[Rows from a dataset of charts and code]

□ □ □ □ □ □ □

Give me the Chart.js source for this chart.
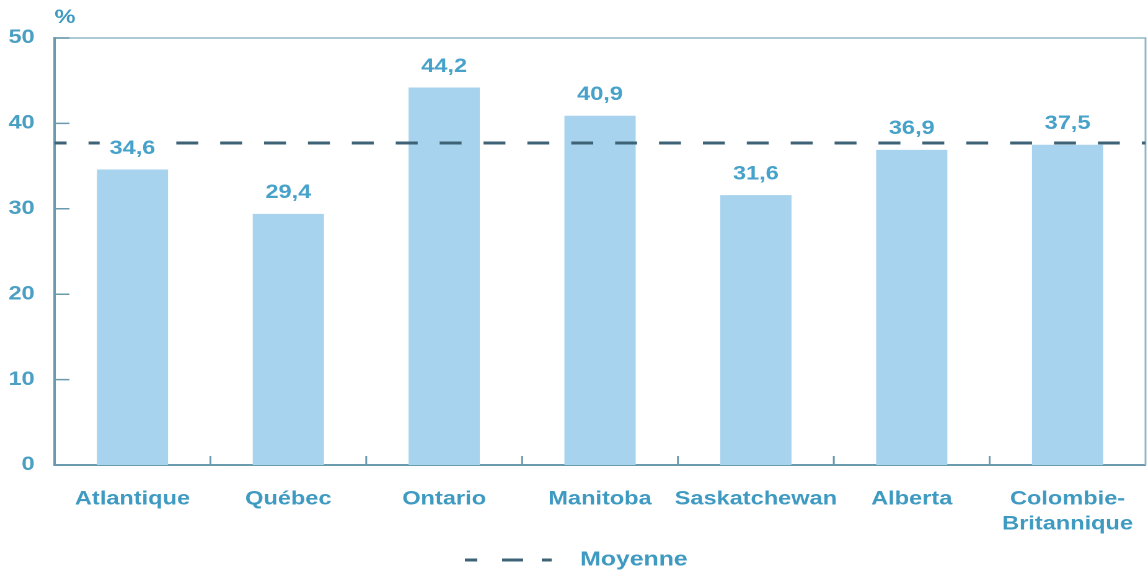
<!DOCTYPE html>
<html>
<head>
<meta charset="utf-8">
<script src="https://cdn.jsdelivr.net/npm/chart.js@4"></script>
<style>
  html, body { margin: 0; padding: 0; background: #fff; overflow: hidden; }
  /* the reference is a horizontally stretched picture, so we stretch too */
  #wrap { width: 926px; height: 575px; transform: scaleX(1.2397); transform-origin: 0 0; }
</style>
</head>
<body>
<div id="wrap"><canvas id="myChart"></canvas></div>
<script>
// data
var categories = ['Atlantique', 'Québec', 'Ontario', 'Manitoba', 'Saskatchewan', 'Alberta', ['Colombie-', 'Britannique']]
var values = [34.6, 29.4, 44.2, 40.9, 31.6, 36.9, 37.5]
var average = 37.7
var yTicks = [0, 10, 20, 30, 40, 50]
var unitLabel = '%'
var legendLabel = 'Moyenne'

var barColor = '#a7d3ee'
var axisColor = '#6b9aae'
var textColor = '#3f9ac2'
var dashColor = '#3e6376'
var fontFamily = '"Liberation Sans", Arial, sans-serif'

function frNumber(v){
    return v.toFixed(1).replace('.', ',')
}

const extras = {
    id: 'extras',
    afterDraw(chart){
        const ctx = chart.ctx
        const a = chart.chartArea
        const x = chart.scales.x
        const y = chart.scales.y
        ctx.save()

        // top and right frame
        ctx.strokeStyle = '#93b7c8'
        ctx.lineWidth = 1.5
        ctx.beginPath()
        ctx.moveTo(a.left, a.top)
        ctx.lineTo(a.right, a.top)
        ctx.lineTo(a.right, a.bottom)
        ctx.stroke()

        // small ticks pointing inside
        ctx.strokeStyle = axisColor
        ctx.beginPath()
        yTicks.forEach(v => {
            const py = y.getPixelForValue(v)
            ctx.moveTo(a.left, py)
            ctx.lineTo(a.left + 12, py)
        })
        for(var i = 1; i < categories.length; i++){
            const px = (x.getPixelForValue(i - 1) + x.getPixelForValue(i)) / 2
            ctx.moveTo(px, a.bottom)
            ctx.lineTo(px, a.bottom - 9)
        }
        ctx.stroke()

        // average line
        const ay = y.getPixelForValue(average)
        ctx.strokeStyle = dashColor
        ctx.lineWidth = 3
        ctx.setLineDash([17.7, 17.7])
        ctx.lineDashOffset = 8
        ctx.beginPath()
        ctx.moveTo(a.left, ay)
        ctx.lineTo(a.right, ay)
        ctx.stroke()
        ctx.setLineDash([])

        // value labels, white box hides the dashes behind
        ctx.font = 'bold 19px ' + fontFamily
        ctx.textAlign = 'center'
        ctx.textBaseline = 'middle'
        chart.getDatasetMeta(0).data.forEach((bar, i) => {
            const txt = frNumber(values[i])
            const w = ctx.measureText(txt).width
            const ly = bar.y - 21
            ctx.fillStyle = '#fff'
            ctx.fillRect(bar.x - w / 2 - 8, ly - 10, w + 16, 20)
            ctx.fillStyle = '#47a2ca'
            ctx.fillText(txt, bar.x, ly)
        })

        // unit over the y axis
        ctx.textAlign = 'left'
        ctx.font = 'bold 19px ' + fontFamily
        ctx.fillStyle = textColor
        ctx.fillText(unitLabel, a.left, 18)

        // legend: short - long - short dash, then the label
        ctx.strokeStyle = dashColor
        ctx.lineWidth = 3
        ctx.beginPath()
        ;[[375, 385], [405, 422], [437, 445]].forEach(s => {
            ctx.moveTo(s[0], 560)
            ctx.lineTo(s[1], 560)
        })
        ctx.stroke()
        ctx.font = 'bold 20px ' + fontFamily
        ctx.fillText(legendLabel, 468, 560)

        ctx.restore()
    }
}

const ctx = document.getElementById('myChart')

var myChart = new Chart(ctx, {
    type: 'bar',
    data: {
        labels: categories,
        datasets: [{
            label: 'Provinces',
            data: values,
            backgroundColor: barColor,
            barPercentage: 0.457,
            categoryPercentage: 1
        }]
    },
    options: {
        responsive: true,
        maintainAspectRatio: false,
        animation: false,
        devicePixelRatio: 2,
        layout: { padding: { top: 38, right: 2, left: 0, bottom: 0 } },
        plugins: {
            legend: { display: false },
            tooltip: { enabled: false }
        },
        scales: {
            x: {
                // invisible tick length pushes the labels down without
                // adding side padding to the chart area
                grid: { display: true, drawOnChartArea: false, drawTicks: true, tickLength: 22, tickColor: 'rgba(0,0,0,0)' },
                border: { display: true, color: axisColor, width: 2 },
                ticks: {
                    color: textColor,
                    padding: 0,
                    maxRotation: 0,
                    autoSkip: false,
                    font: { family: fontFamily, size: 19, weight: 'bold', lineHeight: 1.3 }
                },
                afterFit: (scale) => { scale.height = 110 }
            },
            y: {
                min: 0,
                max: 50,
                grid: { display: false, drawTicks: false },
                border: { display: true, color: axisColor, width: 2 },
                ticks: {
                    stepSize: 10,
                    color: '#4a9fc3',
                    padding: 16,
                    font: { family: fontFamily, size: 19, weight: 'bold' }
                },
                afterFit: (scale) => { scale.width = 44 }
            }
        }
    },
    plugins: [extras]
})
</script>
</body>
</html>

□ □ □ □ □ □ □

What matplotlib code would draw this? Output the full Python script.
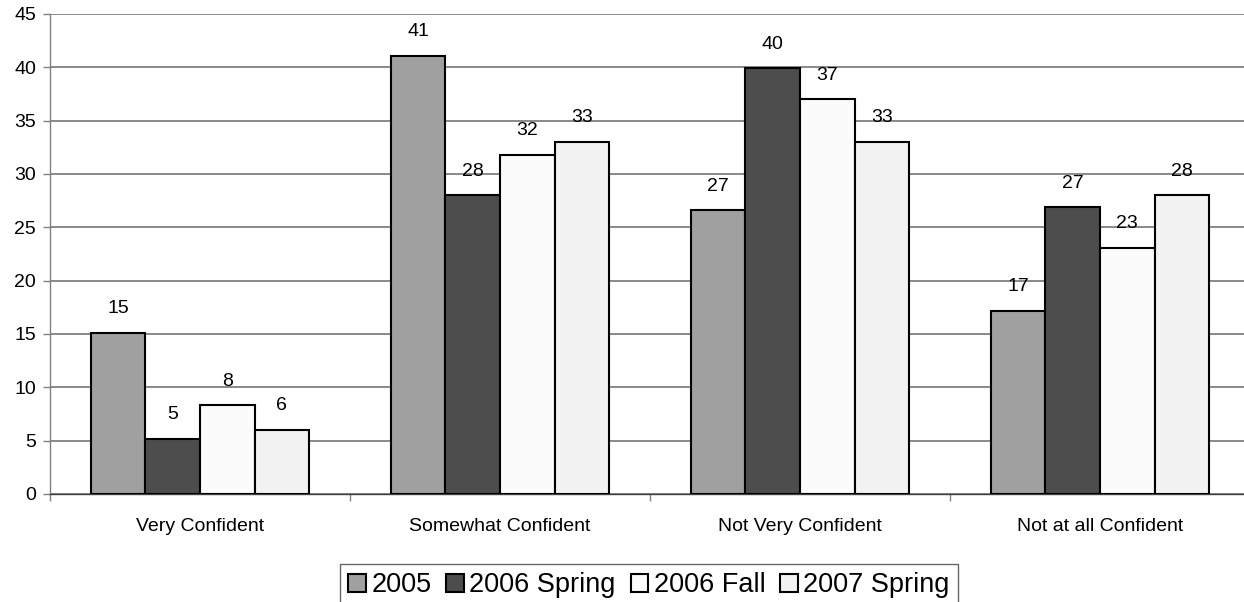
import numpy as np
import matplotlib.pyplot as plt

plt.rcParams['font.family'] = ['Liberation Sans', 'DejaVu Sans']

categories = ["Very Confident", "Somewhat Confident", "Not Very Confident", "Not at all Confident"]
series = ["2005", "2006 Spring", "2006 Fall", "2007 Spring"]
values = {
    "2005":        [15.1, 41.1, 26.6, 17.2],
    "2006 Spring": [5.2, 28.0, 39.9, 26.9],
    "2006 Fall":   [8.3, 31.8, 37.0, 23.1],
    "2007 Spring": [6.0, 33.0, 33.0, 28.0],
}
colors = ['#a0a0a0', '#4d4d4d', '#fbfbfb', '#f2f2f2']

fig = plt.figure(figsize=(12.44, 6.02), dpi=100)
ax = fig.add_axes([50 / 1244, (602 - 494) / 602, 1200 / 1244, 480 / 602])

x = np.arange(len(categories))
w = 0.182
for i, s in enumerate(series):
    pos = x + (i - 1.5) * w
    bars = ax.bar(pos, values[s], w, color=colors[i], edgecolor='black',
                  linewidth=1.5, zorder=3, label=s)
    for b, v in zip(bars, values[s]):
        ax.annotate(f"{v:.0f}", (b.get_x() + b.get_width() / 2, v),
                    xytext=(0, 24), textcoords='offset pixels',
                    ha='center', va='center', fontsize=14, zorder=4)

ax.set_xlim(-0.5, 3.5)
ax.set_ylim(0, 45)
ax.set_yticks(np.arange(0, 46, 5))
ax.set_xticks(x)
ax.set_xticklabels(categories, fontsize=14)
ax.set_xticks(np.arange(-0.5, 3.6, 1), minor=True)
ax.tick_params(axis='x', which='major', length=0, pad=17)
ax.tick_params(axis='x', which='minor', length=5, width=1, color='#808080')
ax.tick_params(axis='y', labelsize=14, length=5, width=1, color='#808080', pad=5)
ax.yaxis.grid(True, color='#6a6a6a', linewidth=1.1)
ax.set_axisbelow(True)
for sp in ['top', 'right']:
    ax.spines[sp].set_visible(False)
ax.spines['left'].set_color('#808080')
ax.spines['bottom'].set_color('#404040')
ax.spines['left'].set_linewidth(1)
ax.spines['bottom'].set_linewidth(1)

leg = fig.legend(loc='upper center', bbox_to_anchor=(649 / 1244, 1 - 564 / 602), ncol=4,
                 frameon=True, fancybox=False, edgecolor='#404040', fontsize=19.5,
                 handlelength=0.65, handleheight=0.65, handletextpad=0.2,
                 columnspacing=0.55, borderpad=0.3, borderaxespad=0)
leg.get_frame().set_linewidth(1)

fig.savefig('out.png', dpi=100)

□ □ □ □ □ □ □

> EXERCISE INSTRUCTIONS:
What's needed is an exact copy of the lines above from the one with "What matplotlib code" through the one with "ha='center', va='center', fontsize=14, zorder=4)", both included; the pictures stay out.

> WORKED SOLUTION:
What matplotlib code would draw this? Output the full Python script.
import numpy as np
import matplotlib.pyplot as plt

plt.rcParams['font.family'] = ['Liberation Sans', 'DejaVu Sans']

categories = ["Very Confident", "Somewhat Confident", "Not Very Confident", "Not at all Confident"]
series = ["2005", "2006 Spring", "2006 Fall", "2007 Spring"]
values = {
    "2005":        [15.1, 41.1, 26.6, 17.2],
    "2006 Spring": [5.2, 28.0, 39.9, 26.9],
    "2006 Fall":   [8.3, 31.8, 37.0, 23.1],
    "2007 Spring": [6.0, 33.0, 33.0, 28.0],
}
colors = ['#a0a0a0', '#4d4d4d', '#fbfbfb', '#f2f2f2']

fig = plt.figure(figsize=(12.44, 6.02), dpi=100)
ax = fig.add_axes([50 / 1244, (602 - 494) / 602, 1200 / 1244, 480 / 602])

x = np.arange(len(categories))
w = 0.182
for i, s in enumerate(series):
    pos = x + (i - 1.5) * w
    bars = ax.bar(pos, values[s], w, color=colors[i], edgecolor='black',
                  linewidth=1.5, zorder=3, label=s)
    for b, v in zip(bars, values[s]):
        ax.annotate(f"{v:.0f}", (b.get_x() + b.get_width() / 2, v),
                    xytext=(0, 24), textcoords='offset pixels',
                    ha='center', va='center', fontsize=14, zorder=4)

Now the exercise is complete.